▶

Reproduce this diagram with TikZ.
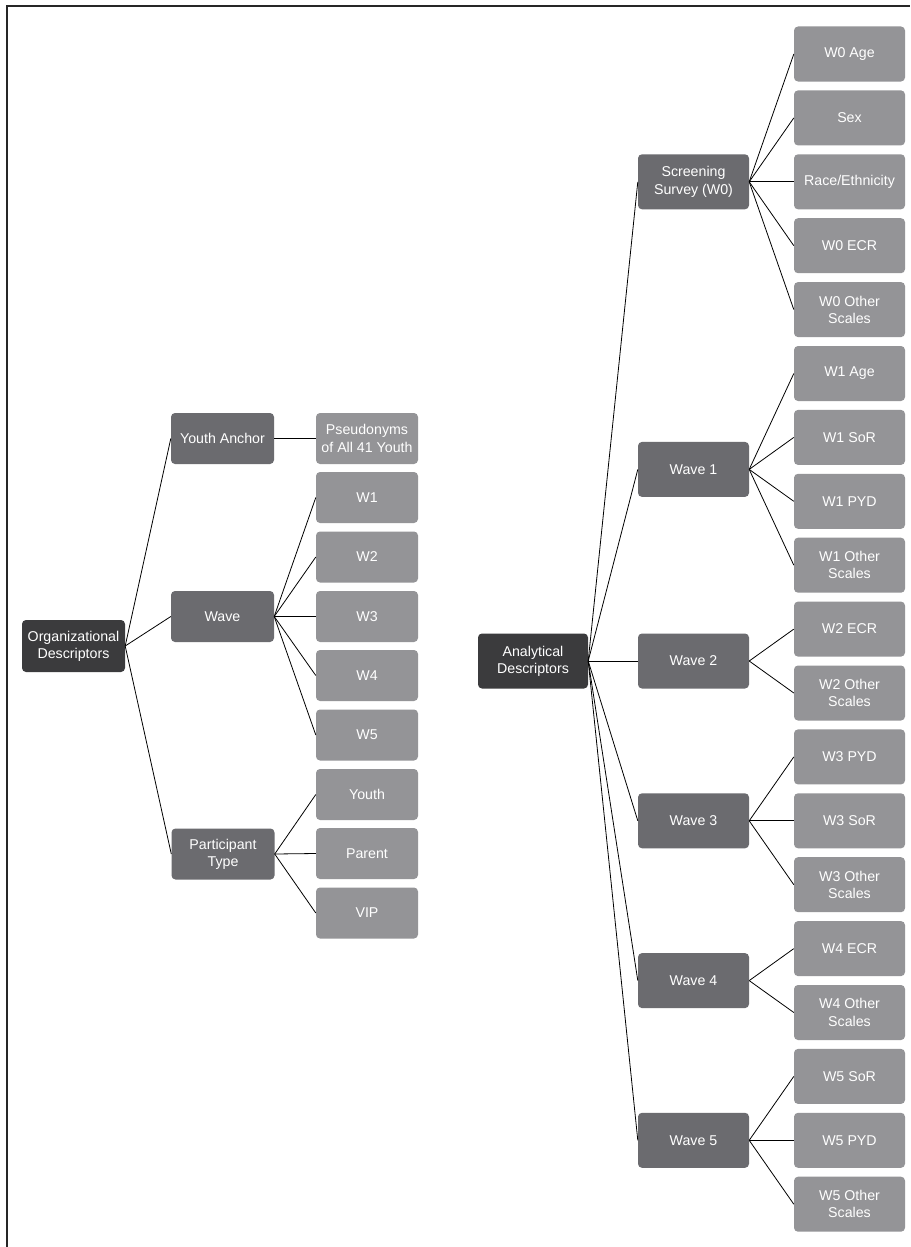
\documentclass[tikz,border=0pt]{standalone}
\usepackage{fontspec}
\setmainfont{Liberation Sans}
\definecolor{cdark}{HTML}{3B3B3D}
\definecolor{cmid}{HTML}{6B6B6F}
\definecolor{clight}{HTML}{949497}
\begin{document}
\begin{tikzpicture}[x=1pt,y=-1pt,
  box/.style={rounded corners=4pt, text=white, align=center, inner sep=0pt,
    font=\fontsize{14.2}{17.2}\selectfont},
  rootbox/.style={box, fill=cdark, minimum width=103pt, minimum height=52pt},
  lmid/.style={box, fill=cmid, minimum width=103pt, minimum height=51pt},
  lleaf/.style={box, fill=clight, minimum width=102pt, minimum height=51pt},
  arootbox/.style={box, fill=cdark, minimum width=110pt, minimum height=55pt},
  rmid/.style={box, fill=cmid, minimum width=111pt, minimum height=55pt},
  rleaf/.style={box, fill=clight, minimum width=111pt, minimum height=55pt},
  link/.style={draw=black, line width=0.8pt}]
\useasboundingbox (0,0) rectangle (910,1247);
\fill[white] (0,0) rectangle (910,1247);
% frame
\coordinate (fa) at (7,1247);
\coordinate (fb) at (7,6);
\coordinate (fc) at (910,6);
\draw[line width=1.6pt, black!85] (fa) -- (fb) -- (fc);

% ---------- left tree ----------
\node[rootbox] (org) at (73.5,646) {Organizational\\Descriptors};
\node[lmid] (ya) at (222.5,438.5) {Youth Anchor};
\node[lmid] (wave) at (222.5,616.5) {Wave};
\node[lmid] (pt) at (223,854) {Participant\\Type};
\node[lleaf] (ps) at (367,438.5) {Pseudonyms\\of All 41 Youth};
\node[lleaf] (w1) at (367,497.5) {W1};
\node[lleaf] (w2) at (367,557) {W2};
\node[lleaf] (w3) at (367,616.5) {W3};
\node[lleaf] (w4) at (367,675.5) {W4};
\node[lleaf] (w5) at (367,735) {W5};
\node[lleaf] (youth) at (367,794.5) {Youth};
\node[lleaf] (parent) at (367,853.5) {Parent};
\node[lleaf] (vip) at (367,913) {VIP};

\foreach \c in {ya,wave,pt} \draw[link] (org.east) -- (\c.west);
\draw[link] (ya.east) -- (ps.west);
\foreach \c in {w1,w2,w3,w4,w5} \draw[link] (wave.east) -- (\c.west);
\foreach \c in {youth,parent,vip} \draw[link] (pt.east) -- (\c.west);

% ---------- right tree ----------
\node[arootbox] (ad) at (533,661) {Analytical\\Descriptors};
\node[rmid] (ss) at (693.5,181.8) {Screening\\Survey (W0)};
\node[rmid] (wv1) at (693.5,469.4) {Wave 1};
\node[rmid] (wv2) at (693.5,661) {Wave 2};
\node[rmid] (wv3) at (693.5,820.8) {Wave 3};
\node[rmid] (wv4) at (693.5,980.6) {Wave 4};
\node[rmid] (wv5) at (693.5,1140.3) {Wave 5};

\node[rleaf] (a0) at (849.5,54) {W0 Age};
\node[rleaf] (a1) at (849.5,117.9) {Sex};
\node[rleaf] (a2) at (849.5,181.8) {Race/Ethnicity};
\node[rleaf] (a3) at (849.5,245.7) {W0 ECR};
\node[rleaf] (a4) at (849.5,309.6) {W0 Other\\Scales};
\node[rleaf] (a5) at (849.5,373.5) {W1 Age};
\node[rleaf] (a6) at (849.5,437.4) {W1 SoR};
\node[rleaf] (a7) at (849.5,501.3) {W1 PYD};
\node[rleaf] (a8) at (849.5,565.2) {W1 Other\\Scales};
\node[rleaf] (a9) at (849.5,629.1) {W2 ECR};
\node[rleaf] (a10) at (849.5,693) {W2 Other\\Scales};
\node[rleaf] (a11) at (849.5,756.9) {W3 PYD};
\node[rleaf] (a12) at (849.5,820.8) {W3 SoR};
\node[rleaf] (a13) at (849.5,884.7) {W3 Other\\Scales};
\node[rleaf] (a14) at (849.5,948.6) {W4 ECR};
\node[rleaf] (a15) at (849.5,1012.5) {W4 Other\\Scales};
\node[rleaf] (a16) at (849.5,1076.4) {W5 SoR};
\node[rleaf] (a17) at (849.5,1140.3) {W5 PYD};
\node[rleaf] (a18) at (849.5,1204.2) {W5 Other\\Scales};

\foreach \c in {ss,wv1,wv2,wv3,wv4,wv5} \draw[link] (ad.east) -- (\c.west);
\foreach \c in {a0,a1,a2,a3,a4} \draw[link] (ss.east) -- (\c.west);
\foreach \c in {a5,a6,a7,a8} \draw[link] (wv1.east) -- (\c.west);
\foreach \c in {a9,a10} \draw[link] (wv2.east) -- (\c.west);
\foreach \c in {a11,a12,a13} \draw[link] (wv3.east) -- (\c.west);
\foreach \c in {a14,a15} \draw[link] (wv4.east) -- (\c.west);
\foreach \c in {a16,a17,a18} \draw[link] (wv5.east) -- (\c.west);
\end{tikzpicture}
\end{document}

◀

What you need to do: Reproduce the material word for word, minus the images.

Correct output:
Reproduce this diagram with TikZ.
\documentclass[tikz,border=0pt]{standalone}
\usepackage{fontspec}
\setmainfont{Liberation Sans}
\definecolor{cdark}{HTML}{3B3B3D}
\definecolor{cmid}{HTML}{6B6B6F}
\definecolor{clight}{HTML}{949497}
\begin{document}
\begin{tikzpicture}[x=1pt,y=-1pt,
  box/.style={rounded corners=4pt, text=white, align=center, inner sep=0pt,
    font=\fontsize{14.2}{17.2}\selectfont},
  rootbox/.style={box, fill=cdark, minimum width=103pt, minimum height=52pt},
  lmid/.style={box, fill=cmid, minimum width=103pt, minimum height=51pt},
  lleaf/.style={box, fill=clight, minimum width=102pt, minimum height=51pt},
  arootbox/.style={box, fill=cdark, minimum width=110pt, minimum height=55pt},
  rmid/.style={box, fill=cmid, minimum width=111pt, minimum height=55pt},
  rleaf/.style={box, fill=clight, minimum width=111pt, minimum height=55pt},
  link/.style={draw=black, line width=0.8pt}]
\useasboundingbox (0,0) rectangle (910,1247);
\fill[white] (0,0) rectangle (910,1247);
% frame
\coordinate (fa) at (7,1247);
\coordinate (fb) at (7,6);
\coordinate (fc) at (910,6);
\draw[line width=1.6pt, black!85] (fa) -- (fb) -- (fc);

% ---------- left tree ----------
\node[rootbox] (org) at (73.5,646) {Organizational\\Descriptors};
\node[lmid] (ya) at (222.5,438.5) {Youth Anchor};
\node[lmid] (wave) at (222.5,616.5) {Wave};
\node[lmid] (pt) at (223,854) {Participant\\Type};
\node[lleaf] (ps) at (367,438.5) {Pseudonyms\\of All 41 Youth};
\node[lleaf] (w1) at (367,497.5) {W1};
\node[lleaf] (w2) at (367,557) {W2};
\node[lleaf] (w3) at (367,616.5) {W3};
\node[lleaf] (w4) at (367,675.5) {W4};
\node[lleaf] (w5) at (367,735) {W5};
\node[lleaf] (youth) at (367,794.5) {Youth};
\node[lleaf] (parent) at (367,853.5) {Parent};
\node[lleaf] (vip) at (367,913) {VIP};

\foreach \c in {ya,wave,pt} \draw[link] (org.east) -- (\c.west);
\draw[link] (ya.east) -- (ps.west);
\foreach \c in {w1,w2,w3,w4,w5} \draw[link] (wave.east) -- (\c.west);
\foreach \c in {youth,parent,vip} \draw[link] (pt.east) -- (\c.west);

% ---------- right tree ----------
\node[arootbox] (ad) at (533,661) {Analytical\\Descriptors};
\node[rmid] (ss) at (693.5,181.8) {Screening\\Survey (W0)};
\node[rmid] (wv1) at (693.5,469.4) {Wave 1};
\node[rmid] (wv2) at (693.5,661) {Wave 2};
\node[rmid] (wv3) at (693.5,820.8) {Wave 3};
\node[rmid] (wv4) at (693.5,980.6) {Wave 4};
\node[rmid] (wv5) at (693.5,1140.3) {Wave 5};

\node[rleaf] (a0) at (849.5,54) {W0 Age};
\node[rleaf] (a1) at (849.5,117.9) {Sex};
\node[rleaf] (a2) at (849.5,181.8) {Race/Ethnicity};
\node[rleaf] (a3) at (849.5,245.7) {W0 ECR};
\node[rleaf] (a4) at (849.5,309.6) {W0 Other\\Scales};
\node[rleaf] (a5) at (849.5,373.5) {W1 Age};
\node[rleaf] (a6) at (849.5,437.4) {W1 SoR};
\node[rleaf] (a7) at (849.5,501.3) {W1 PYD};
\node[rleaf] (a8) at (849.5,565.2) {W1 Other\\Scales};
\node[rleaf] (a9) at (849.5,629.1) {W2 ECR};
\node[rleaf] (a10) at (849.5,693) {W2 Other\\Scales};
\node[rleaf] (a11) at (849.5,756.9) {W3 PYD};
\node[rleaf] (a12) at (849.5,820.8) {W3 SoR};
\node[rleaf] (a13) at (849.5,884.7) {W3 Other\\Scales};
\node[rleaf] (a14) at (849.5,948.6) {W4 ECR};
\node[rleaf] (a15) at (849.5,1012.5) {W4 Other\\Scales};
\node[rleaf] (a16) at (849.5,1076.4) {W5 SoR};
\node[rleaf] (a17) at (849.5,1140.3) {W5 PYD};
\node[rleaf] (a18) at (849.5,1204.2) {W5 Other\\Scales};

\foreach \c in {ss,wv1,wv2,wv3,wv4,wv5} \draw[link] (ad.east) -- (\c.west);
\foreach \c in {a0,a1,a2,a3,a4} \draw[link] (ss.east) -- (\c.west);
\foreach \c in {a5,a6,a7,a8} \draw[link] (wv1.east) -- (\c.west);
\foreach \c in {a9,a10} \draw[link] (wv2.east) -- (\c.west);
\foreach \c in {a11,a12,a13} \draw[link] (wv3.east) -- (\c.west);
\foreach \c in {a14,a15} \draw[link] (wv4.east) -- (\c.west);
\foreach \c in {a16,a17,a18} \draw[link] (wv5.east) -- (\c.west);
\end{tikzpicture}
\end{document}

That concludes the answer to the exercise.